The Law Fulfilled in Christ: Commandments 1-5

About a month ago, I gave a talk on a Sunday morning in Tacoma. I was asked to type up my notes and share them, and I promised that I would post them here on my blog.

My subject is the relationship between the Ten Commandments and the Christian: The Christian is not under the Law, and therefore does not set out to follow the ten commandments as the "constraint" on his behavior: however, in Christ there are new and higher motives for living with a righteousness that fulfills the Law and in fact goes beyond it.

My hope is that it will be an encouragement to Christians to live in the freedom for which Christ has set us free (Galatians 5:1).

On a similar vein, I would also recommend a talk my dad gave at Altoona conference this year, which you can get in mp3 format here (track 03: if you're in a hurry, you can listen to the last 10 minutes starting at time index 36:00).

Here are my notes (PDF).

I would appreciate your feedback.


  1. Indeed we are not under the law, but we are to be lead by the Spirit.

  2. OOOOOO! Thanks for the link to your dad's message.
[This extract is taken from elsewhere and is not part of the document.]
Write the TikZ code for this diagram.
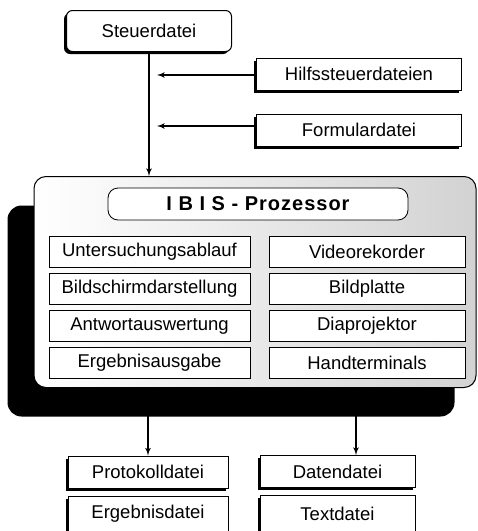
\documentclass[tikz,border=0pt]{standalone}
\usepackage{fontspec}
\setmainfont{Liberation Sans}
\newfontfamily\ibisfont[LetterSpace=5]{Liberation Sans}
\usepackage{tikz}
\usetikzlibrary{arrows,shapes,positioning,calc,shadows}
\tikzstyle{filenode} = [rectangle, draw, line width=1pt, fill=white,
    text centered, minimum height=32pt,
    drop shadow={shadow xshift=-2.5pt, shadow yshift=-2.5pt, fill=black, opacity=1}]
\tikzstyle{ctrlnode} = [filenode, rounded corners=6pt, minimum width=165pt, minimum height=41pt]
\tikzstyle{partnode} = [rectangle, draw, line width=0.8pt, fill=white,
    text centered, minimum height=31pt, node distance=37pt]
\tikzstyle{procnode} = [rectangle, draw, line width=1pt, rounded corners=12pt,
    left color=white, right color=gray!35, minimum width=442pt, minimum height=211pt]
\tikzstyle{backnode} = [rectangle, fill=black, rounded corners=14pt,
    minimum width=447pt, minimum height=211pt]
\tikzstyle{titlenode} = [rectangle, draw, line width=0.8pt, fill=white, rounded corners=10pt,
    minimum width=300pt, minimum height=32pt, font=\ibisfont\bfseries\fontsize{20}{22}\selectfont]
\tikzstyle{line} = [draw, line width=1.6pt, -latex']

\begin{document}
\begin{tikzpicture}[x=1pt, y=-1pt, every node/.style={font=\fontsize{18.5}{21}\selectfont}]
    \useasboundingbox (0,0) rectangle (478,531);
    % Place nodes
    \node [ctrlnode] (steuer) at (149,31) {Steuerdatei};
    \node [filenode, minimum width=205pt] (hilfs) at (359,74) {Hilfssteuerdateien};
    \node [filenode, minimum width=205pt, below of=hilfs, node distance=56pt] (formular) {Formulardatei};

    \node [backnode]  (back) at (231,311) {};
    \node [procnode]  (proc) at (255,282) {};
    \node [titlenode] (ibis) at (258,204) {I B I S - Prozessor};

    \node [partnode, minimum width=201pt] (ablauf) at (149.5,252) {Untersuchungsablauf};
    \node [partnode, minimum width=201pt, below of=ablauf] (bildschirm) {Bildschirmdarstellung};
    \node [partnode, minimum width=201pt, below of=bildschirm] (antwort) {Antwortauswertung};
    \node [partnode, minimum width=201pt, below of=antwort] (ausgabe) {Ergebnisausgabe};

    \node [partnode, minimum width=196pt] (video) at (367,252) {Videorekorder};
    \node [partnode, minimum width=196pt, below of=video] (platte) {Bildplatte};
    \node [partnode, minimum width=196pt, below of=platte] (dia) {Diaprojektor};
    \node [partnode, minimum width=196pt, below of=dia] (hand) {Handterminals};

    \node [filenode, minimum width=160pt] (protokoll) at (148,472) {Protokolldatei};
    \node [filenode, minimum width=160pt, minimum height=36pt, below of=protokoll, node distance=42pt] (ergebnis) {Ergebnisdatei};
    \node [filenode, minimum width=155pt] (daten) at (337.5,471.5) {Datendatei};
    \node [filenode, minimum width=155pt, minimum height=36pt, below of=daten, node distance=42pt] (text) {Textdatei};

    \coordinate (hilfsEnd) at (157,75);
    \coordinate (formEnd)  at (157,126);
    \coordinate (outL)     at (148,416);
    \coordinate (outR)     at (356,416);

    \path [line] (steuer) -- (steuer.south |- proc.north);
    \path [line] (hilfs.west |- hilfsEnd) -- (hilfsEnd);
    \path [line] (formular.west |- formEnd) -- (formEnd);
    \path [line] (outL) -- (outL |- protokoll.north);
    \path [line] (outR) -- (outR |- daten.north);
\end{tikzpicture}
\end{document}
It's good to hear his voice again (have I ever mentioned that I really miss your family?). I think I'll have to take the time to listen to the whole thing, since it is related to both what we are talking about on Wednesday nights at church and to some stuff I've been thinking about. All things are lawful but not all things are profitable. I think the church today (maybe it's just the Baptists I hang out with) has set its own law up and I do not think that it always lines up with Biblical holiness - what would we think of Jesus Christ? I doubt that we would welcome Him wholeheartedly into our assemblies because of His tendency to hang out with sinners and to shun the conventions of the religion of His day. Anyway, I digress. I'll read your notes, too.

  3. Yeah, I miss them too, Angie.

    There are more meetings from that conference here.


    Thanks for your comment. I'm not sure if the scope of your "indeed" was meant to cover your whole sentence or just the first half.